The British Medical Association’s annual meeting today called for an end to the use of medicines in executions, and controls on the distribution and export of drugs used for this purpose.
The conference voted overwhelmingly in favour of a motion calling on the BMA to “work with relevant international organisations (including the WMA and WHO) to prevent the export and use of pharmaceuticals for the purpose of execution.”
The motion was proposed by Dr. Timothy Crocker-Buque, Chair of the North Thames Regional Junior Doctors Committee, during the BMA’s Annual Representative Meeting in Bournemouth.
Recent months have seen key execution drugs in short supply in the USA. As a result, American death rows have increasingly turned to foreign suppliers to provide the ingredients necessary for the lethal injection ‘cocktail’ used to execute prisoners.
Drugs imported for the purpose of executions are not tested or verified by the US Food and Drug Administration. As such, there can be no guarantees as to the quality or efficacy of the drugs. Furthermore, the drugs are administered in a complex series of injections by prison wardens who have on average 15 hours’ worth of medical training; executions are frequently ‘botched’, causing the prisoner pain and suffering tantamount to torture.
US states’ willingness to make use of a range of anaesthetics in order to kill prisoners means that both pharmaceutical companies and national governments need to remain vigilant to ensure that medicines reach legitimate medical users, and are not delivered into the hands of executioners to facilitate capital punishment.
The motion passed by the BMA is as follows:
That this Meeting:-
i) recalls the important role the BMA played in the abolition of capital punishment in the UK;
ii) condemns the use of capital punishment, wherever in the world it takes place;
iii) believes that it is unethical for doctors to be involved in the process of execution;
iv) notes that many executions are carried out using pharmaceuticals produced by multi-national pharmaceutical companies;
v) commends the decision by the UK Government to halt export of pharmaceuticals from the UK for use in executions abroad;
vi) calls on the BMA International Committee, Ethics Committee and other relevant bodies to work with relevant international organisations (including the WMA and WHO) to prevent the export and use of pharmaceuticals for the purpose of execution.

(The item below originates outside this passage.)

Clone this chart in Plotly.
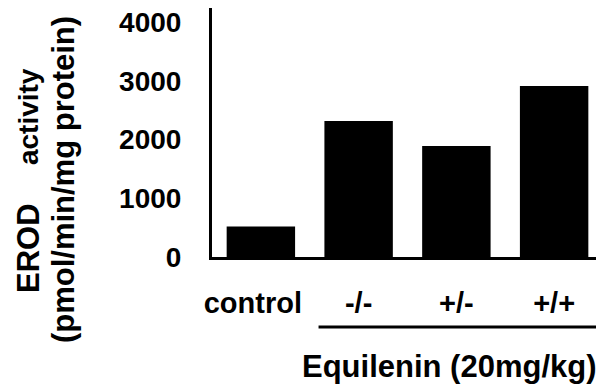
import plotly.graph_objects as go

categories = ["control", "-/-", "+/-", "+/+"]
category_labels = ["control&nbsp;&nbsp;", "-/-", "+/-", "+/+"]
erod_values = [520, 2315, 1890, 2910]
y_ticks = [0, 1000, 2000, 3000, 4000]

FONT = "Liberation Sans"

fig = go.Figure()
fig.add_trace(go.Bar(
    x=categories, y=erod_values, width=0.7,
    marker=dict(color="black", line=dict(width=0)),
))

# page has an 8px body margin, so the figure is 8px smaller than the window
fig.update_layout(
    width=596, height=379,
    margin=dict(l=204, r=1, t=0, b=130),
    paper_bgcolor="white", plot_bgcolor="white",
    showlegend=False,
    font=dict(family=FONT, color="black"),
)
fig.update_xaxes(
    showline=True, linecolor="black", linewidth=3,
    showgrid=False, zeroline=False, ticks="", automargin=False,
    tickvals=categories, ticktext=category_labels,
    tickfont=dict(family=FONT, size=29, color="black", weight="bold"),
    ticklabelstandoff=18, ticklabeloverflow="allow",
    range=[-0.5, 3.5],
)
fig.update_yaxes(
    showline=True, linecolor="black", linewidth=3,
    showgrid=False, zeroline=False, ticks="", automargin=False,
    tickvals=y_ticks, ticktext=[str(v) for v in y_ticks],
    tickfont=dict(family=FONT, size=28, color="black", weight="bold"),
    ticklabelstandoff=22, ticklabeloverflow="allow",
    range=[0, 4240],
)

# bracket line under the Equilenin groups
fig.add_shape(type="line", xref="x", yref="paper",
              x0=0.59, x1=3.49, y0=-0.281, y1=-0.281,
              line=dict(color="black", width=3))

fig.add_annotation(text="Equilenin (20mg/kg)", xref="x", yref="paper",
                   x=1.93, y=-0.438, showarrow=False,
                   xanchor="center", yanchor="middle",
                   font=dict(family=FONT, size=31, color="black", weight="bold"))

fig.add_annotation(text="EROD", xref="paper", yref="paper",
                   x=-0.4706, y=0.036, showarrow=False, textangle=-90,
                   xanchor="center", yanchor="middle",
                   font=dict(family=FONT, size=31, color="black", weight="bold"))
fig.add_annotation(text="activity", xref="paper", yref="paper",
                   x=-0.4706, y=0.566, showarrow=False, textangle=-90,
                   xanchor="center", yanchor="middle",
                   font=dict(family=FONT, size=28, color="black", weight="bold"))
fig.add_annotation(text="(pmol/min/mg protein)", xref="paper", yref="paper",
                   x=-0.381, y=0.309, showarrow=False, textangle=-90,
                   xanchor="center", yanchor="middle",
                   font=dict(family=FONT, size=31, color="black", weight="bold"))

fig.write_html("out.html")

Professor Vivienne Nathanson, Director of Professional Activities at the British Medical Association, said: “The BMA is very pleased that doctors voted against the use of pharmaceuticals in capital punishment. The Association has campaigned against capital punishment for many years and we will continue to do so. We also believe it is completely unethical for doctors to have anything to do with the execution process.”
Reprieve investigator Maya Foa said: “We are seeing more and more doctors and pharmaceutical manufacturers revolt at the grotesque abuse of medicines in executions. The British Medical Association – which, as early as 1950, advised the Royal Commission against a switch to lethal injection in the UK on the grounds that it was not ‘humane’ – is an extremely powerful and important voice in this debate.
“Pharma companies, governments and regulators all have a crucial role to play in ensuring that medicines are not abused in this way. It is vital that they remain vigilant and act quickly, to ensure these essential medicines don’t fall into the wrong hands.”